I also agreed with some areas you highlighted in your interview. You are absolutely correct to say that the violations committed by Bahrain are symptoms and not causes. The real causes are political. I agree with you 100% on this matter. You are right to highlight the lack of access to power given to those from the Shi’ite community, although your claim that the Shi’ites are 60% of the population actually contradicts your own report that suggests the figure is closer to 70%.
Aside from this factual error I would argue that you have shown a clear and shrewd understanding of the political problems in Bahrain. So given this, I find it even more remarkable that you can tell the world that torture no longer exists because the King told you so.

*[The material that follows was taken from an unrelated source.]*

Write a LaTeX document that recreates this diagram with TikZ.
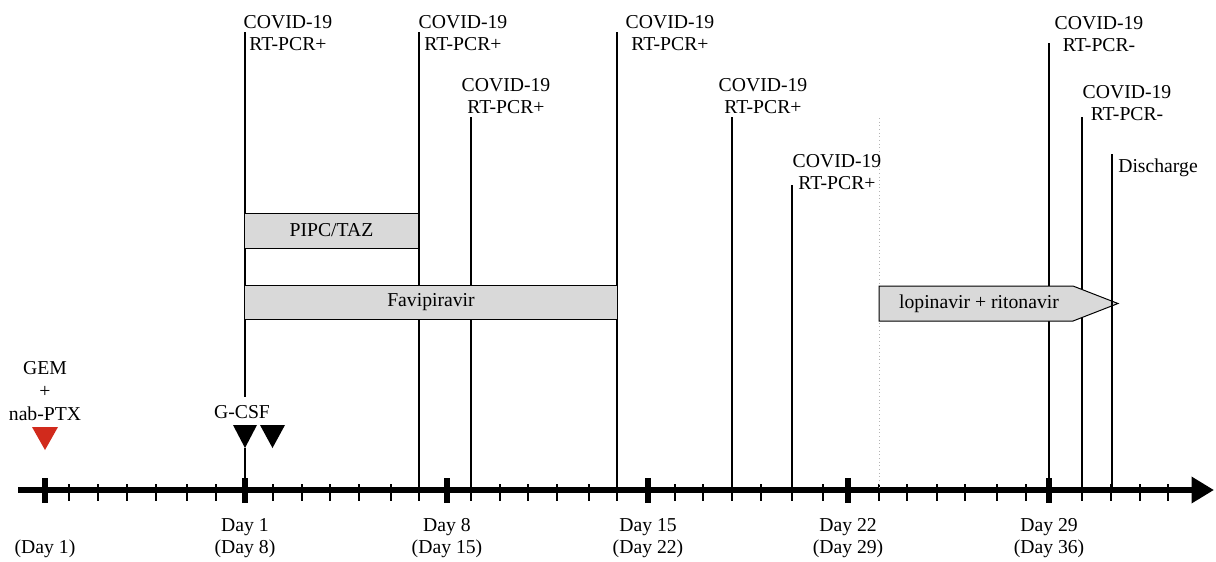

Can you not understand that without serious international pressure there will be no political reform in Bahrain and that means key individuals, such as yourself, must be honest and frank about what is currently happening in Bahrain.
By claiming that ‘things have improved’ you are not aiding the cause of reform in Bahrain, to the contrary you are making it less likely.
I do hope that you can take this letter in the respectful but critical manner it was intended and that you may have a stronger understanding of the impact of your words. I want to defend the BICI and I want to defend you. But your recent interview has made this very difficult to do.
I call on you to withdraw your statement that allegations of torture no longer exist in Bahrain and to help us to begin the process of serious and meaningful political reform.
I don’t want to call your investigation a failure but it will be wasted in the dustbin of history unless real change emerges from it. Thus far that change has not been seen.
As ‘the father of international law’ your loyalty should be with people not rulers. Please remember this in your future work with Bahrain.